Cresting, Fletching and Nock Tapers

DIY Arrow Cresting
Arrow Cresting with a hand drill and sharpies

Last night I started cresting the new arrow shafts. My cresting is more for an indication of brace height than for design aesthetics. The forward mark is at 7.5″ from nock throat to show recommended brace height for this bow to the pivot point, or deepest part of the grip. The rearward mark is where the shelf should be in relation to the 7.5″ brace height.

I steadied the shafts against my wooden drying stand, and spun them using a hand drill, with a short piece of exercise band (from my physical therapy on my shoulder – thanks compounds). I let the black, then the red sharpies lay lines onto the arrow shafts as they spun between my fingers and the 2X4 block.

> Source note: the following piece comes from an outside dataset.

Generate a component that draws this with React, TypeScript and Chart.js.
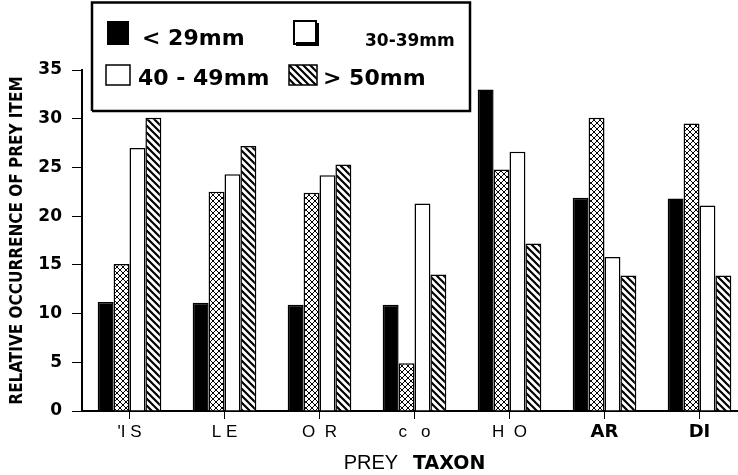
import React, { useEffect, useRef } from "react";
import { Chart, registerables } from "chart.js";

Chart.register(...registerables);

// ---- data ----
const categories = ["'I S", "L E", "O  R", "c   o", "H  O", "AR", "DI"];
const boldCategories = ["AR", "DI"];
const seriesLabels = ["< 29mm", "30-39mm", "40 - 49mm", "> 50mm"];
const under29 = [11.2, 11.1, 10.9, 10.9, 33.0, 21.9, 21.8];
const from30to39 = [15.1, 22.5, 22.4, 4.9, 24.8, 30.1, 29.5];
const from40to49 = [27.0, 24.3, 24.2, 21.3, 26.6, 15.8, 21.1];
const over50 = [30.1, 27.2, 25.3, 14.0, 17.2, 13.9, 13.9];
const yMin = 0;
const yMax = 35;
const yStep = 5;
const yAxisTitle = "RELATIVE OCCURRENCE OF PREY ITEM";
const xTitleParts = ["PREY", "TAXON"];

function makePattern(kind: "cross" | "diag"): CanvasPattern | string {
  const s = kind === "cross" ? 6 : 7;
  const c = document.createElement("canvas");
  c.width = s;
  c.height = s;
  const g = c.getContext("2d");
  if (!g) return "#fff";
  g.fillStyle = "#fff";
  g.fillRect(0, 0, s, s);
  g.strokeStyle = "#000";
  if (kind === "cross") {
    g.lineWidth = 1;
    g.beginPath();
    g.moveTo(0, 0);
    g.lineTo(s, s);
    g.moveTo(s, 0);
    g.lineTo(0, s);
    g.stroke();
  } else {
    g.lineWidth = 2.2;
    g.beginPath();
    g.moveTo(-1, -1);
    g.lineTo(s + 1, s + 1);
    g.moveTo(-1, s - 1);
    g.lineTo(1, s + 1);
    g.moveTo(s - 1, -1);
    g.lineTo(s + 1, 1);
    g.stroke();
  }
  return g.createPattern(c, "repeat") || "#fff";
}

const boldFont = "'DejaVu Sans', 'Liberation Sans', sans-serif";

const overlayPlugin = {
  id: "overlay",
  afterDraw(chart: any) {
    const ctx: CanvasRenderingContext2D = chart.ctx;
    const diag = makePattern("diag");
    ctx.save();
    // legend box
    ctx.strokeStyle = "#000";
    ctx.lineWidth = 2.5;
    ctx.beginPath();
    ctx.moveTo(92, 111);
    ctx.lineTo(92, 2.5);
    ctx.lineTo(470, 2.5);
    ctx.lineTo(470, 111);
    ctx.lineTo(92, 111);
    ctx.stroke();

    // item 1: black square
    ctx.fillStyle = "#000";
    ctx.fillRect(107, 21, 22, 24);
    // item 2: shadowed square
    ctx.fillStyle = "#fff";
    ctx.fillRect(294, 21, 22, 23);
    ctx.lineWidth = 2;
    ctx.strokeRect(294, 21, 22, 23);
    ctx.lineWidth = 4;
    ctx.beginPath();
    ctx.moveTo(296, 44);
    ctx.lineTo(317, 44);
    ctx.lineTo(317, 23);
    ctx.stroke();
    // item 3: hollow square
    ctx.lineWidth = 1.5;
    ctx.strokeRect(106, 65, 24, 20);
    // item 4: hatched square
    ctx.fillStyle = diag as any;
    ctx.fillRect(289, 65, 28, 20);
    ctx.lineWidth = 1.5;
    ctx.strokeRect(289, 65, 28, 20);

    ctx.fillStyle = "#000";
    ctx.textBaseline = "alphabetic";
    ctx.textAlign = "left";
    ctx.font = `bold 22px ${boldFont}`;
    ctx.fillText(seriesLabels[0], 142, 45);
    ctx.fillText(seriesLabels[2], 138, 85);
    ctx.fillText(seriesLabels[3], 323, 85);
    ctx.font = `bold 17px ${boldFont}`;
    ctx.fillText(seriesLabels[1], 365, 46);

    // x-axis title in two weights
    const area = chart.chartArea;
    const cx = (area.left + area.right) / 2;
    const f1 = "20px 'Liberation Sans', Arial, sans-serif";
    const f2 = `bold 19px ${boldFont}`;
    ctx.font = f1;
    const w1 = ctx.measureText(xTitleParts[0]).width;
    ctx.font = f2;
    const w2 = ctx.measureText(xTitleParts[1]).width;
    const gap = 15;
    const x0 = cx - (w1 + gap + w2) / 2;
    ctx.font = f1;
    ctx.fillText(xTitleParts[0], x0, 469);
    ctx.font = f2;
    ctx.fillText(xTitleParts[1], x0 + w1 + gap, 469);
    ctx.restore();
  },
};

export default function App() {
  const ref = useRef<HTMLCanvasElement | null>(null);
  useEffect(() => {
    if (!ref.current) return;
    const cross = makePattern("cross");
    const diag = makePattern("diag");
    const chart = new Chart(ref.current, {
      type: "bar",
      data: {
        labels: categories,
        datasets: [
          { label: seriesLabels[0], data: under29, backgroundColor: "#000", borderColor: "#000", borderWidth: 1.5 },
          { label: seriesLabels[1], data: from30to39, backgroundColor: cross as any, borderColor: "#000", borderWidth: 1.5 },
          { label: seriesLabels[2], data: from40to49, backgroundColor: "#fff", borderColor: "#000", borderWidth: 1.5 },
          { label: seriesLabels[3], data: over50, backgroundColor: diag as any, borderColor: "#000", borderWidth: 1.5 },
        ],
      },
      options: {
        animation: false,
        responsive: true,
        maintainAspectRatio: false,
        layout: { padding: { top: 70, right: 13, left: 0, bottom: 0 } },
        datasets: { bar: { categoryPercentage: 0.67, barPercentage: 1 } },
        plugins: { legend: { display: false }, tooltip: { enabled: false } },
        scales: {
          x: {
            afterFit: (s: any) => {
              s.height = 64;
            },
            grid: { offset: false, drawOnChartArea: false, tickLength: 8, color: "#000", lineWidth: 1 },
            border: { display: true, color: "#000", width: 2 },
            ticks: {
              color: "#000",
              padding: 3,
              autoSkip: false,
              maxRotation: 0,
              font: (c: any) => {
                const lab = categories[c.index];
                return boldCategories.includes(lab)
                  ? { family: boldFont, size: 18, weight: "bold" }
                  : { family: "'Liberation Sans', Arial, sans-serif", size: 17, weight: "normal" };
              },
            },
          },
          y: {
            min: yMin,
            max: yMax,
            afterFit: (s: any) => {
              s.width = 82;
            },
            grid: { drawOnChartArea: false, tickLength: 10, color: "#000", lineWidth: 1 },
            border: { display: true, color: "#000", width: 2 },
            ticks: {
              stepSize: yStep,
              color: "#000",
              padding: 10,
              font: { family: boldFont, size: 17, weight: "bold" },
            },
            title: {
              display: true,
              text: yAxisTitle,
              color: "#000",
              padding: { top: 7, bottom: 0 },
              font: { family: "'Liberation Sans Narrow', 'DejaVu Sans Condensed', sans-serif", size: 17, weight: "bold" },
            },
          },
        },
      },
      plugins: [overlayPlugin],
    } as any);
    return () => chart.destroy();
  }, []);
  return (
    <div style={{ position: "fixed", left: 0, top: 0, width: 738, height: 475, overflow: "hidden", background: "#fff" }}>
      <div style={{ position: "absolute", left: 0, top: 0, width: 760, height: 475 }}>
        <canvas ref={ref} />
      </div>
    </div>
  );
}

Fletching with the Bitzenburger
A set of tuning arrows waiting for field points. Includes 3 fletched arrows and 2 bareshafts.

I crested all 12 shafts, cut five of them to 29 7/8″ and the then set to fletching up 3 arrows with natural barred turkey feathers using a Bitzenburger RW helical fletching jig and Duco household cement.

I cut point tapers onto the five arrows I plan to start tuning with (3 fletched and 2 bareshafts) using a 3 Rivers Archery 11/32 nock taper cutting tool which works like a handheld pencil sharpener.

Tomorrow morning, I’ll attach some 125 gr tips using Easton hot-melt glue and by tomorrow afternoon the 48 year-old Shakespeare recurve should be flinging some arrows.